The choir I just joined, the Labor Heritage Rockin’ Solidarity Choir, performed “A Musical Biography of Pete Seeger” at the First Unitarian Universalist Society of San Francisco this morning. We were the main event in their worship service. After being introduced by their choir director, we filed up onto the stage at the front of their worship space, dressed in our black t-shirts and black pants. This “musical biography” combines narration and semi-staged dramatic vignettes, with songs which Seeger either wrote or made famous.
About ten minutes into our performance, the congregation applauded one of the songs. I was a little surprised; I could hear the bass section well and I knew we had not been at our best. But from where I stood I couldn’t hear the rest of the sections very well, I had no idea how the choir as a whole sounded. Then came the dramatic vignette where Seeger goes before the House Un-American Activities Committee, and when he is asked if he ever joined the Communist Party, he pleads the First Amendment, saying that he shouldn’t have to answer any questions relating to his freedom to associate. The congregation applauded for that, and I realized that they really liked what they were seeing and hearing.
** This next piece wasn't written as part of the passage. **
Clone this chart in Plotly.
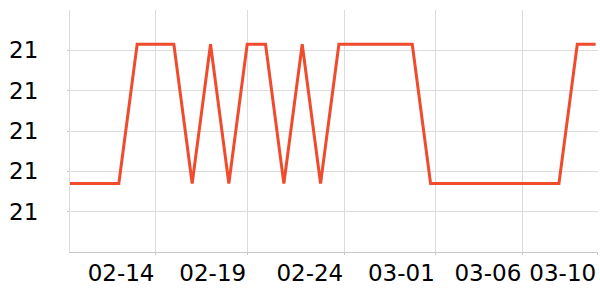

I was a little surprised by this, because I kept hearing all the things the bass section did wrong — we fumbled some key entrances, we weren’t all singing in unison a few times, all the moments when we messed up. I was also all too aware of my own shortcomings as a singer — I don’t have the breath control I should, I’m not a confident enough singer that I can always stick to the written music when the singers around me are singing wrong notes, I sometimes lose my concentration. But the congregation didn’t care. They sang along with familiar songs like “Guantanmera,” and “If I Had a Hammer.” The soloists were very good; the speakers were moving; the message behind this musical biography was deeply moving; and, in spite our technical and musical faults, our section sang with feeling and power, and though I couldn’t really hear them I assume the rest of the choir did too.
The congregation gave us a standing ovation at the end of the worship service. That surprised the heck out of me, although that standing ovation wasn’t really for our choir as performers — that ovation was more for the power of Pete Seeger’s career as a singer and community activist, as captured by the script written by our music director, Pat Wynne. I shouldn’t have been surprised, of course. This kind of thing happens all the time in worship services and amateur musical performances in which an important message is delivered with genuine feeling. But when you’re standing at the far end of the bass section, and you can’t really hear, and all you can do is concentrate on singing the right notes when you’re supposed to, you may not be aware of what’s happening around you.